▸ **Dataset excerpt**

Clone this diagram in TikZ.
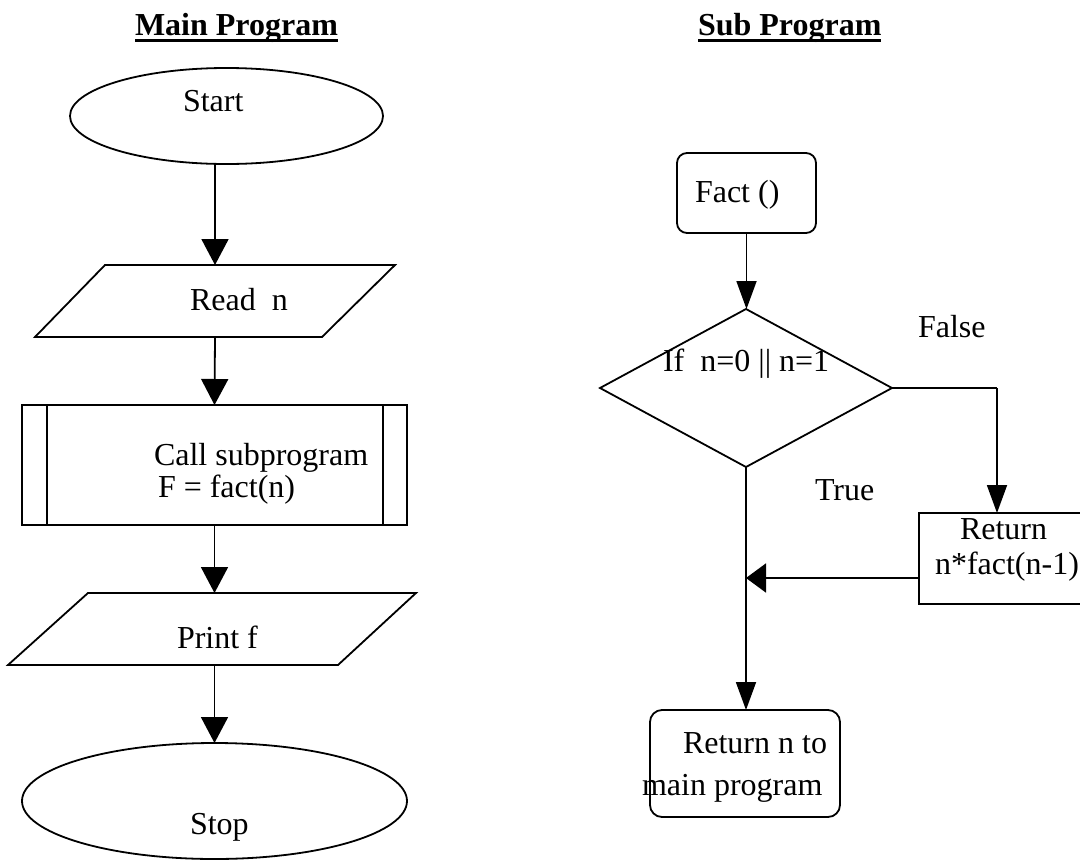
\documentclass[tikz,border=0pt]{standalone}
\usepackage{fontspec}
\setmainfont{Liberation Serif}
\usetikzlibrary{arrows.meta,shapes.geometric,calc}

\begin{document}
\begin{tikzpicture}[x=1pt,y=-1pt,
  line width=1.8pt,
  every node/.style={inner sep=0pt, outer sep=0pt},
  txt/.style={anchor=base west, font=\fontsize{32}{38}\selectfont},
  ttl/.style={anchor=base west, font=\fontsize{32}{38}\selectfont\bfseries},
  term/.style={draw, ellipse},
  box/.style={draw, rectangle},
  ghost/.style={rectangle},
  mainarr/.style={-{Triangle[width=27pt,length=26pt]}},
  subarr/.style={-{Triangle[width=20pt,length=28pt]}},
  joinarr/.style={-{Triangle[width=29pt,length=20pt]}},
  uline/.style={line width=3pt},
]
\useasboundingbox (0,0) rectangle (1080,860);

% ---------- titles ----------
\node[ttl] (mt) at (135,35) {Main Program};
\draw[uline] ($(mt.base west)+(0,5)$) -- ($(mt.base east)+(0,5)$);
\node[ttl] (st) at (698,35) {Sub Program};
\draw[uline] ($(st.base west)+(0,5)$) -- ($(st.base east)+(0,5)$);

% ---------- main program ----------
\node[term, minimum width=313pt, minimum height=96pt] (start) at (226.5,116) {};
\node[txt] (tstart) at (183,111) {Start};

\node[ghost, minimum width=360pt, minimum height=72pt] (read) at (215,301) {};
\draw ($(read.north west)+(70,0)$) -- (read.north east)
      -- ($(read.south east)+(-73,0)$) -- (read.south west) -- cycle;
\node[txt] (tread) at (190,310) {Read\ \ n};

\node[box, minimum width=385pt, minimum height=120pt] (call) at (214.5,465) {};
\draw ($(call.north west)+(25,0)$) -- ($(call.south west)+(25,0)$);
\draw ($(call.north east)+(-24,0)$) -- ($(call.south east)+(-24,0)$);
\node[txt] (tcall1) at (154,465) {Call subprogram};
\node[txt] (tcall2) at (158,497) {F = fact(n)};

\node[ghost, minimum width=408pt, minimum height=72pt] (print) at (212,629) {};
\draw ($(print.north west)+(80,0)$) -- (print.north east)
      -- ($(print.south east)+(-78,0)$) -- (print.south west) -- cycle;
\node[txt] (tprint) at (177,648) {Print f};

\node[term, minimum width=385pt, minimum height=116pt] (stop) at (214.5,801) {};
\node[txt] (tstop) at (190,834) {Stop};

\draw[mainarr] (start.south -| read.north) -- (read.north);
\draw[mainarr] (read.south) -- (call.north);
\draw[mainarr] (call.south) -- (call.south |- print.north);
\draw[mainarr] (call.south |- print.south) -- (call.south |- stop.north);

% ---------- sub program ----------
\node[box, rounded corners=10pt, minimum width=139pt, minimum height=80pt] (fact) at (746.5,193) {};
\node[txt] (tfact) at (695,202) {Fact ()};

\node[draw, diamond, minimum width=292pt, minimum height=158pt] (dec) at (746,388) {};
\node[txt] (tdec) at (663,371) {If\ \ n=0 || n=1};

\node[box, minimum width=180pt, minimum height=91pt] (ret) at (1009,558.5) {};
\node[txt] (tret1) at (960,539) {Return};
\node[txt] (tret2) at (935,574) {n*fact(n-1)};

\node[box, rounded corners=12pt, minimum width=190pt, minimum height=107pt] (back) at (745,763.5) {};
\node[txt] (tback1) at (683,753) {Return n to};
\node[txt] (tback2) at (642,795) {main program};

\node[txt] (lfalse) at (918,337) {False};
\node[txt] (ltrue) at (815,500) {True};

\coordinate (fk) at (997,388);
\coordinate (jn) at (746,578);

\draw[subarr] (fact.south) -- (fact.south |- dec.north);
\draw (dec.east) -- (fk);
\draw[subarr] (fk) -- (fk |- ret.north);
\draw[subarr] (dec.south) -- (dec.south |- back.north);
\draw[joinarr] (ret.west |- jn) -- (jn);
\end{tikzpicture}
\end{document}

▸ **To do**
All the material shown above is to be copied exactly, with no pictures carried over.

▸ **Answer for this exercise**
Clone this diagram in TikZ.
\documentclass[tikz,border=0pt]{standalone}
\usepackage{fontspec}
\setmainfont{Liberation Serif}
\usetikzlibrary{arrows.meta,shapes.geometric,calc}

\begin{document}
\begin{tikzpicture}[x=1pt,y=-1pt,
  line width=1.8pt,
  every node/.style={inner sep=0pt, outer sep=0pt},
  txt/.style={anchor=base west, font=\fontsize{32}{38}\selectfont},
  ttl/.style={anchor=base west, font=\fontsize{32}{38}\selectfont\bfseries},
  term/.style={draw, ellipse},
  box/.style={draw, rectangle},
  ghost/.style={rectangle},
  mainarr/.style={-{Triangle[width=27pt,length=26pt]}},
  subarr/.style={-{Triangle[width=20pt,length=28pt]}},
  joinarr/.style={-{Triangle[width=29pt,length=20pt]}},
  uline/.style={line width=3pt},
]
\useasboundingbox (0,0) rectangle (1080,860);

% ---------- titles ----------
\node[ttl] (mt) at (135,35) {Main Program};
\draw[uline] ($(mt.base west)+(0,5)$) -- ($(mt.base east)+(0,5)$);
\node[ttl] (st) at (698,35) {Sub Program};
\draw[uline] ($(st.base west)+(0,5)$) -- ($(st.base east)+(0,5)$);

% ---------- main program ----------
\node[term, minimum width=313pt, minimum height=96pt] (start) at (226.5,116) {};
\node[txt] (tstart) at (183,111) {Start};

\node[ghost, minimum width=360pt, minimum height=72pt] (read) at (215,301) {};
\draw ($(read.north west)+(70,0)$) -- (read.north east)
      -- ($(read.south east)+(-73,0)$) -- (read.south west) -- cycle;
\node[txt] (tread) at (190,310) {Read\ \ n};

\node[box, minimum width=385pt, minimum height=120pt] (call) at (214.5,465) {};
\draw ($(call.north west)+(25,0)$) -- ($(call.south west)+(25,0)$);
\draw ($(call.north east)+(-24,0)$) -- ($(call.south east)+(-24,0)$);
\node[txt] (tcall1) at (154,465) {Call subprogram};
\node[txt] (tcall2) at (158,497) {F = fact(n)};

\node[ghost, minimum width=408pt, minimum height=72pt] (print) at (212,629) {};
\draw ($(print.north west)+(80,0)$) -- (print.north east)
      -- ($(print.south east)+(-78,0)$) -- (print.south west) -- cycle;
\node[txt] (tprint) at (177,648) {Print f};

\node[term, minimum width=385pt, minimum height=116pt] (stop) at (214.5,801) {};
\node[txt] (tstop) at (190,834) {Stop};

\draw[mainarr] (start.south -| read.north) -- (read.north);
\draw[mainarr] (read.south) -- (call.north);
\draw[mainarr] (call.south) -- (call.south |- print.north);
\draw[mainarr] (call.south |- print.south) -- (call.south |- stop.north);

% ---------- sub program ----------
\node[box, rounded corners=10pt, minimum width=139pt, minimum height=80pt] (fact) at (746.5,193) {};
\node[txt] (tfact) at (695,202) {Fact ()};

\node[draw, diamond, minimum width=292pt, minimum height=158pt] (dec) at (746,388) {};
\node[txt] (tdec) at (663,371) {If\ \ n=0 || n=1};

\node[box, minimum width=180pt, minimum height=91pt] (ret) at (1009,558.5) {};
\node[txt] (tret1) at (960,539) {Return};
\node[txt] (tret2) at (935,574) {n*fact(n-1)};

\node[box, rounded corners=12pt, minimum width=190pt, minimum height=107pt] (back) at (745,763.5) {};
\node[txt] (tback1) at (683,753) {Return n to};
\node[txt] (tback2) at (642,795) {main program};

\node[txt] (lfalse) at (918,337) {False};
\node[txt] (ltrue) at (815,500) {True};

\coordinate (fk) at (997,388);
\coordinate (jn) at (746,578);

\draw[subarr] (fact.south) -- (fact.south |- dec.north);
\draw (dec.east) -- (fk);
\draw[subarr] (fk) -- (fk |- ret.north);
\draw[subarr] (dec.south) -- (dec.south |- back.north);
\draw[joinarr] (ret.west |- jn) -- (jn);
\end{tikzpicture}
\end{document}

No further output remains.